FRANKLIN, Tenn. — A Tennessee man who was arrested in Japan when he tried to take his children back from his ex-wife is suing the local judge and an attorney who handled the divorce.

Japanese prosecutors eventually dropped the case against Christopher Savoie of Franklin after he tried in September to enter the U.S. Consulate with his 9-year-old son and 7-year-old daughter. Ex-wife Noriko Savoie had violated a U.S. court custody decision by taking the children to her native Japan a month earlier.

The lawsuit says the children are still living in Japan with their mother.

Savoie filed a federal lawsuit this month against Williamson County Circuit Court Judge James G. Martin, who served as both the mediator during the divorce and then later as the judge that lifted a restraining order barring the ex-wife from taking the children to Japan.

Savoie claims that Tennessee Supreme Court law states that mediators should refrain from acting in a judicial capacity in cases in which they mediated. He also claims negligence because the judge was aware of the risk of child abduction in this case.

He also filed a state lawsuit in Williamson County against his former divorce attorney, Virginia Lee Story, arguing she failed to object to having Martin hear the case as a judge. He claims she was negligent and asks for compensatory and punitive damages.

Messages left for Martin and Story on Tuesday were not immediately returned.
Sharon Curtis-Flair, a spokeswoman for the Tennessee Attorney General’s Office, said her office typically represents state officials in lawsuits relating to their official duties, but they had not yet been served with this lawsuit.

Timothy Tull, Savoie’s attorney, said that judges should be aware of child custody issues that have resulted from Japan’s refusal to join an international agreement three decades ago on the matter.
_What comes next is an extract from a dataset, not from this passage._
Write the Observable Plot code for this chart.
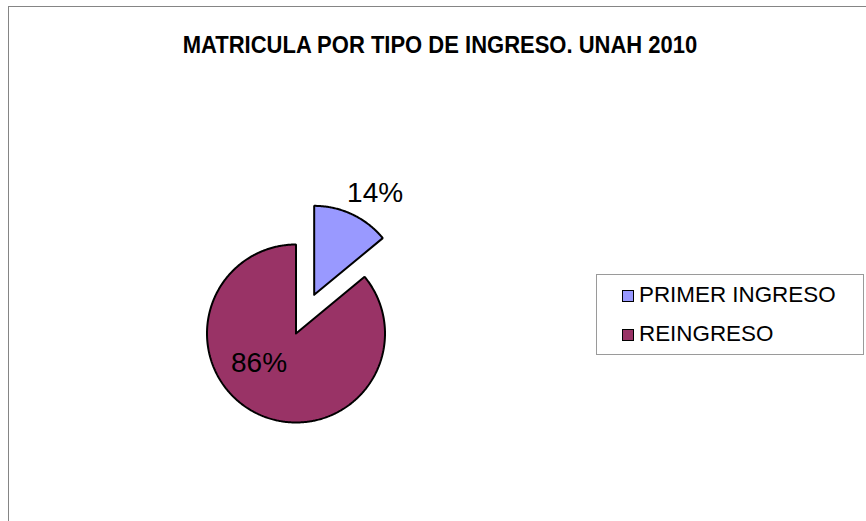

An arrest warrant issued in Tennessee for Savoie’s ex-wife has no effect in Japan because the country hasn’t signed the 1980 Hague Convention on International Child Abduction, which seeks to ensure that custody decisions are made by the appropriate courts and that the rights of access of both parents are protected. Japanese law also allows only one parent to be a custodian — almost always the mother.

“Our goal is to educate and help the judiciary understand they need to heed the State Department’s warning that every measure should be taken to preclude this from happening,” Tull said.

Court records show that Savoie filed for divorce in June 2008 and Martin served as the mediator in multiple sessions before the couple agreed to a marital dissolution agreement and parenting plan. The plan allowed for Noriko Savoie to take the children to Japan on vacation, but required that she continue to live with them in Tennessee.

Savoie said in the federal lawsuit that he grew increasingly concerned that his ex-wife would take the children to Japan permanently and turned over an e-mail as evidence and asked for the court to intervene.

In March 2009 soon after their divorce was final, another Williamson County Judge Circuit Court judge issued an emergency restraining order barring her from traveling with the children. The case was initially assigned to another judge, but then was transferred to Martin, who lifted the travel restriction and returned the children’s passports.

The lawsuit said Christopher Savoie spent 18 days in custody after he went to Japan to get the children back and said he has “little hope of future reunification.”